What the exercise asks: Give the number of lines in the listing below that include the word "this", with nothing more.
─── The input
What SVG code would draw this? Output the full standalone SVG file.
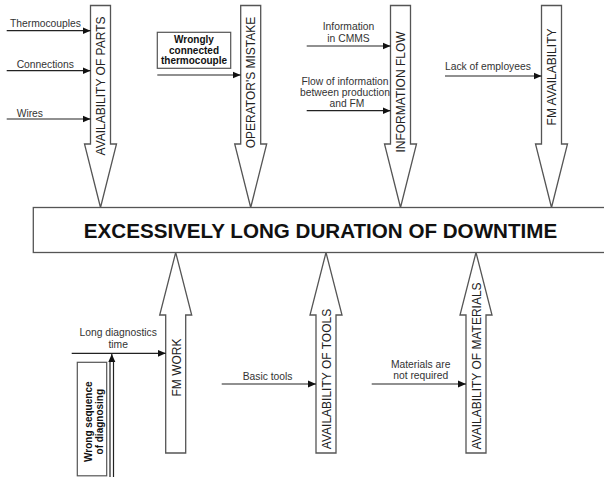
<svg xmlns="http://www.w3.org/2000/svg" width="604" height="477" viewBox="0 0 604 477">
<defs>
<marker id="ah" markerUnits="userSpaceOnUse" markerWidth="9" markerHeight="8" refX="8" refY="4" orient="auto">
<path d="M0,0.5 L8,4 L0,7.5 Z" fill="#111"/>
</marker>
<style>
.big{fill:#fff;stroke:#555;stroke-width:1.3}
.cat{font-family:"Liberation Sans",Arial,sans-serif;font-size:12px;fill:#222;text-anchor:middle}
.lbl{font-family:"Liberation Sans",Arial,sans-serif;font-size:10.3px;fill:#333}
.mid{text-anchor:middle}
.bold{font-family:"Liberation Sans",Arial,sans-serif;font-size:10px;font-weight:bold;fill:#111;text-anchor:middle}
.ln{stroke:#222;stroke-width:1.2;fill:none}
.box{fill:#fff;stroke:#555;stroke-width:1.2}
</style>
</defs>
<rect width="604" height="477" fill="#fff"/>

<g id="effect">
<rect class="big" x="33.3" y="207.5" width="580" height="45"/>
<text x="320.5" y="237.5" font-family="Liberation Sans,Arial,sans-serif" font-size="20.6" font-weight="bold" fill="#111" text-anchor="middle">EXCESSIVELY LONG DURATION OF DOWNTIME</text>
</g>

<g id="cat-parts">
<polygon class="big" points="90.5,5.5 110.5,5.5 110.5,144 116.5,144 100.5,207.5 84.5,144 90.5,144"/>
<text class="cat" transform="translate(100.5,86) rotate(-90)" x="0" y="4.3">AVAILABILITY OF PARTS</text>
</g>
<g id="cat-operator">
<polygon class="big" points="240.7,5.5 260.7,5.5 260.7,144 266.7,144 250.7,207.5 234.7,144 240.7,144"/>
<text class="cat" transform="translate(250.7,82.5) rotate(-90)" x="0" y="4.3">OPERATOR'S MISTAKE</text>
</g>
<g id="cat-info">
<polygon class="big" points="390.5,5.5 410.5,5.5 410.5,144 416.5,144 400.5,207.5 384.5,144 390.5,144"/>
<text class="cat" transform="translate(400.5,92) rotate(-90)" x="0" y="4.3">INFORMATION FLOW</text>
</g>
<g id="cat-fmavail">
<polygon class="big" points="541.5,5.5 561.5,5.5 561.5,144 567.5,144 551.5,207.5 535.5,144 541.5,144"/>
<text class="cat" transform="translate(551.5,77) rotate(-90)" x="0" y="4.3">FM AVAILABILITY</text>
</g>
<g id="cat-fmwork">
<polygon class="big" points="175.7,252.5 191.7,315 185.7,315 185.7,453 165.7,453 165.7,315 159.7,315"/>
<text class="cat" transform="translate(177,367.5) rotate(-90)" x="0" y="4.3">FM WORK</text>
</g>
<g id="cat-tools">
<polygon class="big" points="326,252.5 342,315 336,315 336,453 316,453 316,315 310,315"/>
<text class="cat" transform="translate(326.3,379) rotate(-90)" x="0" y="4.3">AVAILABILITY OF TOOLS</text>
</g>
<g id="cat-materials">
<polygon class="big" points="476,252.5 492,315 486,315 486,453 466,453 466,315 460,315"/>
<text class="cat" transform="translate(476.3,366) rotate(-90)" x="0" y="4.3">AVAILABILITY OF MATERIALS</text>
</g>

<g id="cause-thermocouples"><text class="lbl" x="10" y="27.3">Thermocouples</text></g>
<g id="cause-connections"><text class="lbl" x="16.7" y="67.8">Connections</text></g>
<g id="cause-wires"><text class="lbl" x="16.7" y="116.8">Wires</text></g>
<g id="cause-wrongly">
<rect class="box" x="157.3" y="32.3" width="73.4" height="36"/>
<text class="bold" x="194" y="43">Wrongly</text>
<text class="bold" x="194" y="53.5">connected</text>
<text class="bold" x="194" y="64">thermocouple</text>
</g>
<g id="cause-cmms">
<text class="lbl mid" x="348.5" y="29.5">Information</text>
<text class="lbl mid" x="348.5" y="42.3">in CMMS</text>
</g>
<g id="cause-flow">
<text class="lbl mid" x="345" y="85.3">Flow of information</text>
<text class="lbl mid" x="345" y="96.3">between production</text>
<text class="lbl mid" x="347" y="107">and FM</text>
</g>
<g id="cause-employees"><text class="lbl" x="445" y="69.8">Lack of employees</text></g>
<g id="cause-longdiag">
<text class="lbl mid" x="118.2" y="336.3">Long diagnostics</text>
<text class="lbl mid" x="118.2" y="348">time</text>
</g>
<g id="cause-wrongseq">
<rect class="box" x="77.3" y="362.3" width="29.4" height="113.5"/>
<text class="bold" transform="translate(92,421.7) rotate(-90)" x="0" y="0.3">Wrong sequence</text>
<text class="bold" transform="translate(92,421.7) rotate(-90)" x="0" y="10.8">of diagnosing</text>
</g>
<g id="cause-basic"><text class="lbl" x="242.7" y="380">Basic tools</text></g>
<g id="cause-materials">
<text class="lbl mid" x="420.7" y="368">Materials are</text>
<text class="lbl mid" x="420.7" y="378.5">not required</text>
</g>

<g id="connectors">
<line class="ln" x1="6.7" y1="30.7" x2="90.5" y2="30.7" marker-end="url(#ah)"/>
<line class="ln" x1="6.7" y1="70.7" x2="90.5" y2="70.7" marker-end="url(#ah)"/>
<line class="ln" x1="6.7" y1="119" x2="90.5" y2="119" marker-end="url(#ah)"/>
<line class="ln" x1="157.3" y1="75" x2="240.7" y2="75" marker-end="url(#ah)"/>
<line class="ln" x1="306.7" y1="46" x2="390.5" y2="46" marker-end="url(#ah)"/>
<line class="ln" x1="306.7" y1="110.7" x2="390.5" y2="110.7" marker-end="url(#ah)"/>
<line class="ln" x1="445" y1="76" x2="541.5" y2="76" marker-end="url(#ah)"/>
<line class="ln" x1="71.7" y1="353.3" x2="165.7" y2="353.3" marker-end="url(#ah)"/>
<line class="ln" x1="110" y1="477" x2="110" y2="360"/>
<line class="ln" x1="113.5" y1="477" x2="113.5" y2="360"/>
<line class="ln" x1="111.8" y1="362" x2="111.8" y2="354" marker-end="url(#ah)"/>
<line class="ln" x1="221.7" y1="384" x2="316" y2="384" marker-end="url(#ah)"/>
<line class="ln" x1="371.7" y1="384" x2="466" y2="384" marker-end="url(#ah)"/>
</g>
</svg>
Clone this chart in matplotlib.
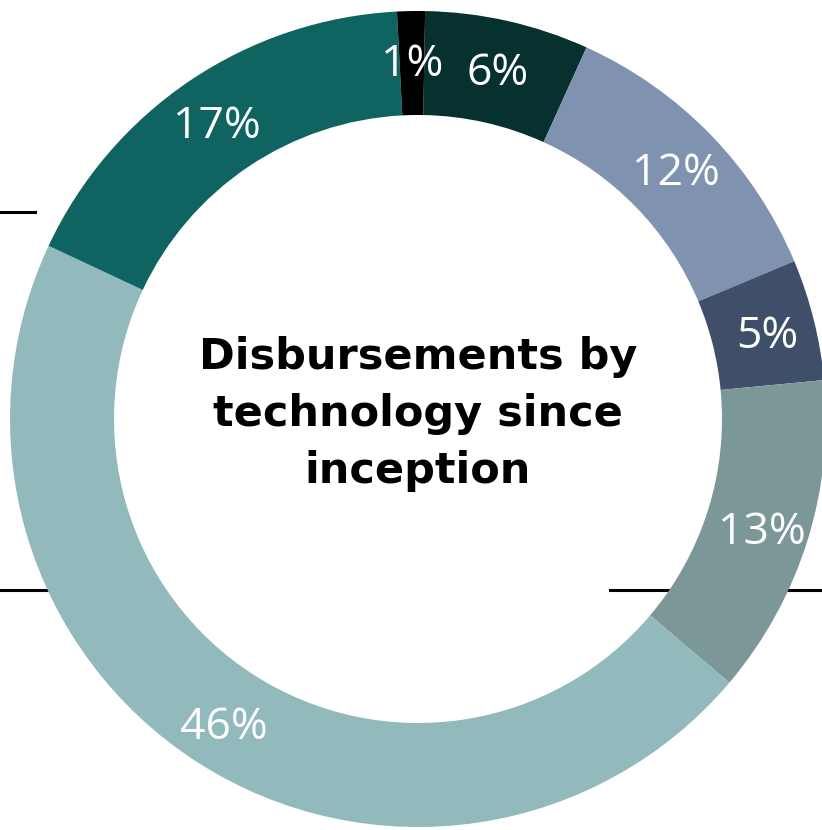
──────
Solution below: 2